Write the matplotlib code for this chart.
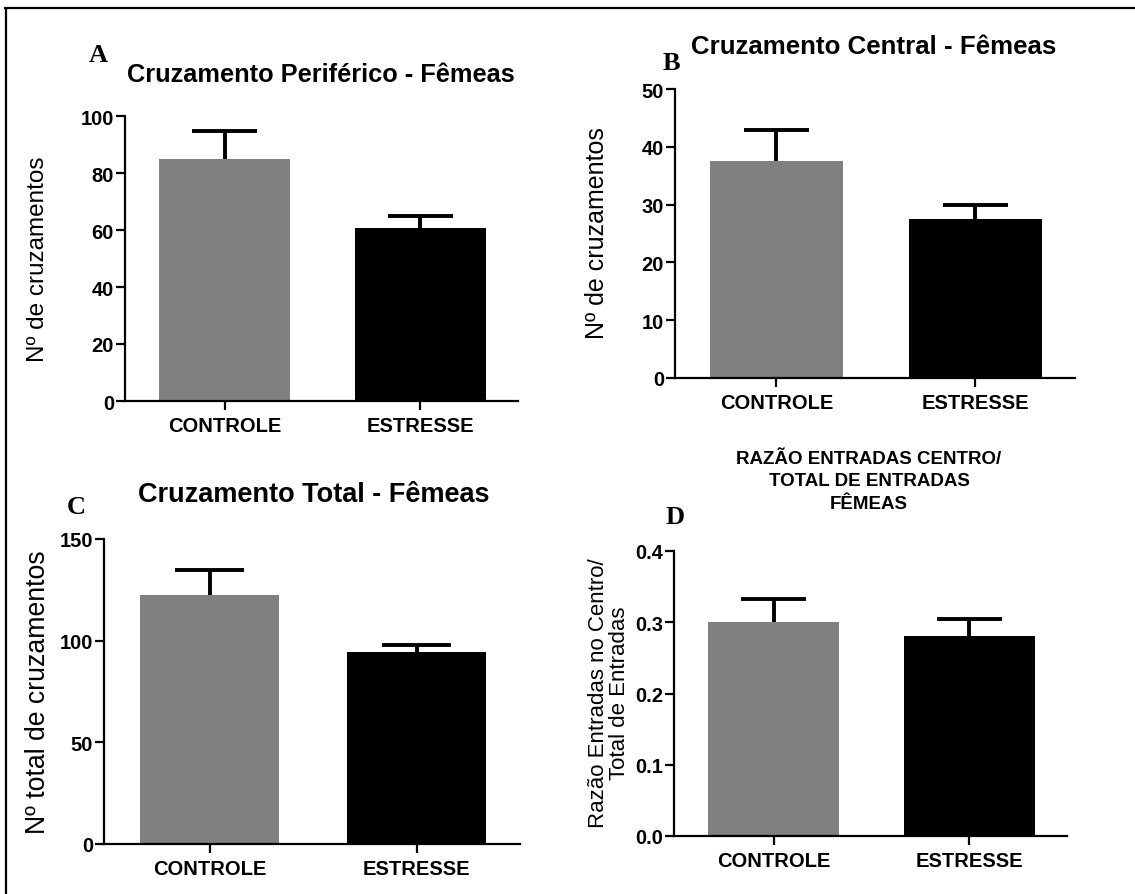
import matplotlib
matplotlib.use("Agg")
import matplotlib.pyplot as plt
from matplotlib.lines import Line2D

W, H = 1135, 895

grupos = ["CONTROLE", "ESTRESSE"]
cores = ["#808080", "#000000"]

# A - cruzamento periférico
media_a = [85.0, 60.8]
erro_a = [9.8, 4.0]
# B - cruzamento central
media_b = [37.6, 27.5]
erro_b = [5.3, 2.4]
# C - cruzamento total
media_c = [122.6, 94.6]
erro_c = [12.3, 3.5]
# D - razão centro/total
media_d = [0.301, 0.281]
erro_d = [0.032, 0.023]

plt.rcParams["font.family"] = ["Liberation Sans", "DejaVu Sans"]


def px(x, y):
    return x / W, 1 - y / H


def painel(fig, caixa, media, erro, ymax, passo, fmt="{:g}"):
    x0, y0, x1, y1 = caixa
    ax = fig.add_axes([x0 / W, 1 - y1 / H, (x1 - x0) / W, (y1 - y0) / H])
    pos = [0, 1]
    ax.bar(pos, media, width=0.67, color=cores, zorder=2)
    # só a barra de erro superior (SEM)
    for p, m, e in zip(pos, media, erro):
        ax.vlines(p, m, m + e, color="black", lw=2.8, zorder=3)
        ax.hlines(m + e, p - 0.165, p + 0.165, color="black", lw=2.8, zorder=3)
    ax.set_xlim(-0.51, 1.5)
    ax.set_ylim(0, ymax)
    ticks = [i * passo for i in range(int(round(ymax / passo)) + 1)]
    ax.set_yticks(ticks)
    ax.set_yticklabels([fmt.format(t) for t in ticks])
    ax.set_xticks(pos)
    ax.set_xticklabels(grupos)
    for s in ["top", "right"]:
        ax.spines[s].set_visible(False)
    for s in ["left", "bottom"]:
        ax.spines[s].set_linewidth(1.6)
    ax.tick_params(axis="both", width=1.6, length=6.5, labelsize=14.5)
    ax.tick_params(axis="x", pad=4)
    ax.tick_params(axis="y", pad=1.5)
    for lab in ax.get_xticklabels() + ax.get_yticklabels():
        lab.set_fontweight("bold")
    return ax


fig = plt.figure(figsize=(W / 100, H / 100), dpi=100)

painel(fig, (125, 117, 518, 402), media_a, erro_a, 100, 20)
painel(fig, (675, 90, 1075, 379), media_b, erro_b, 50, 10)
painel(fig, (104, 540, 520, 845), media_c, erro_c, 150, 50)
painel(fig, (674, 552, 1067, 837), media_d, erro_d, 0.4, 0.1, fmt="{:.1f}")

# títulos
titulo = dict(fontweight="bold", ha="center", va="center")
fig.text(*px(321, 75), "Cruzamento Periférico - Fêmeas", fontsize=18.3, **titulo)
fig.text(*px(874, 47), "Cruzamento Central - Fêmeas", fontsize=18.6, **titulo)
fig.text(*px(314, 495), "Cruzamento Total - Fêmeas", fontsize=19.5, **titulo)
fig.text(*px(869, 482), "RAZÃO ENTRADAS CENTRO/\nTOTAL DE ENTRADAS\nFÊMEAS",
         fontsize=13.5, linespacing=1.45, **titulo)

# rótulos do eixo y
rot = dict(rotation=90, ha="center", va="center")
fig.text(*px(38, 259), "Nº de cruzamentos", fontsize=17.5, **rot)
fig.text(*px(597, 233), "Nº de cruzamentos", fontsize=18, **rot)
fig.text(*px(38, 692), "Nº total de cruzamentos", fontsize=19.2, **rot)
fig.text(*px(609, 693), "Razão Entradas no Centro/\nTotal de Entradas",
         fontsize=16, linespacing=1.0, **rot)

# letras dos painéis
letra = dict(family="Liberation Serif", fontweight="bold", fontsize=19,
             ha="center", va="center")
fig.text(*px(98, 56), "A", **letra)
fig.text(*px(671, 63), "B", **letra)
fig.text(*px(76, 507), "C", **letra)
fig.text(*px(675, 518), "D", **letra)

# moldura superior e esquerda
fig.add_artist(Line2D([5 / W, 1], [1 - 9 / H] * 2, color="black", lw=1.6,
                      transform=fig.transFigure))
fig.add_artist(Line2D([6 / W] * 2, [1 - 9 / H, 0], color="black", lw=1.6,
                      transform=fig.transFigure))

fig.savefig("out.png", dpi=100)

### What you should do
Reproduce the data verbatim. Do not carry any picture into the copy.

### Written answer
Write the matplotlib code for this chart.
import matplotlib
matplotlib.use("Agg")
import matplotlib.pyplot as plt
from matplotlib.lines import Line2D

W, H = 1135, 895

grupos = ["CONTROLE", "ESTRESSE"]
cores = ["#808080", "#000000"]

# A - cruzamento periférico
media_a = [85.0, 60.8]
erro_a = [9.8, 4.0]
# B - cruzamento central
media_b = [37.6, 27.5]
erro_b = [5.3, 2.4]
# C - cruzamento total
media_c = [122.6, 94.6]
erro_c = [12.3, 3.5]
# D - razão centro/total
media_d = [0.301, 0.281]
erro_d = [0.032, 0.023]

plt.rcParams["font.family"] = ["Liberation Sans", "DejaVu Sans"]


def px(x, y):
    return x / W, 1 - y / H


def painel(fig, caixa, media, erro, ymax, passo, fmt="{:g}"):
    x0, y0, x1, y1 = caixa
    ax = fig.add_axes([x0 / W, 1 - y1 / H, (x1 - x0) / W, (y1 - y0) / H])
    pos = [0, 1]
    ax.bar(pos, media, width=0.67, color=cores, zorder=2)
    # só a barra de erro superior (SEM)
    for p, m, e in zip(pos, media, erro):
        ax.vlines(p, m, m + e, color="black", lw=2.8, zorder=3)
        ax.hlines(m + e, p - 0.165, p + 0.165, color="black", lw=2.8, zorder=3)
    ax.set_xlim(-0.51, 1.5)
    ax.set_ylim(0, ymax)
    ticks = [i * passo for i in range(int(round(ymax / passo)) + 1)]
    ax.set_yticks(ticks)
    ax.set_yticklabels([fmt.format(t) for t in ticks])
    ax.set_xticks(pos)
    ax.set_xticklabels(grupos)
    for s in ["top", "right"]:
        ax.spines[s].set_visible(False)
    for s in ["left", "bottom"]:
        ax.spines[s].set_linewidth(1.6)
    ax.tick_params(axis="both", width=1.6, length=6.5, labelsize=14.5)
    ax.tick_params(axis="x", pad=4)
    ax.tick_params(axis="y", pad=1.5)
    for lab in ax.get_xticklabels() + ax.get_yticklabels():
        lab.set_fontweight("bold")
    return ax


fig = plt.figure(figsize=(W / 100, H / 100), dpi=100)

painel(fig, (125, 117, 518, 402), media_a, erro_a, 100, 20)
painel(fig, (675, 90, 1075, 379), media_b, erro_b, 50, 10)
painel(fig, (104, 540, 520, 845), media_c, erro_c, 150, 50)
painel(fig, (674, 552, 1067, 837), media_d, erro_d, 0.4, 0.1, fmt="{:.1f}")

# títulos
titulo = dict(fontweight="bold", ha="center", va="center")
fig.text(*px(321, 75), "Cruzamento Periférico - Fêmeas", fontsize=18.3, **titulo)
fig.text(*px(874, 47), "Cruzamento Central - Fêmeas", fontsize=18.6, **titulo)
fig.text(*px(314, 495), "Cruzamento Total - Fêmeas", fontsize=19.5, **titulo)
fig.text(*px(869, 482), "RAZÃO ENTRADAS CENTRO/\nTOTAL DE ENTRADAS\nFÊMEAS",
         fontsize=13.5, linespacing=1.45, **titulo)

# rótulos do eixo y
rot = dict(rotation=90, ha="center", va="center")
fig.text(*px(38, 259), "Nº de cruzamentos", fontsize=17.5, **rot)
fig.text(*px(597, 233), "Nº de cruzamentos", fontsize=18, **rot)
fig.text(*px(38, 692), "Nº total de cruzamentos", fontsize=19.2, **rot)
fig.text(*px(609, 693), "Razão Entradas no Centro/\nTotal de Entradas",
         fontsize=16, linespacing=1.0, **rot)

# letras dos painéis
letra = dict(family="Liberation Serif", fontweight="bold", fontsize=19,
             ha="center", va="center")
fig.text(*px(98, 56), "A", **letra)
fig.text(*px(671, 63), "B", **letra)
fig.text(*px(76, 507), "C", **letra)
fig.text(*px(675, 518), "D", **letra)

# moldura superior e esquerda
fig.add_artist(Line2D([5 / W, 1], [1 - 9 / H] * 2, color="black", lw=1.6,
                      transform=fig.transFigure))
fig.add_artist(Line2D([6 / W] * 2, [1 - 9 / H, 0], color="black", lw=1.6,
                      transform=fig.transFigure))

fig.savefig("out.png", dpi=100)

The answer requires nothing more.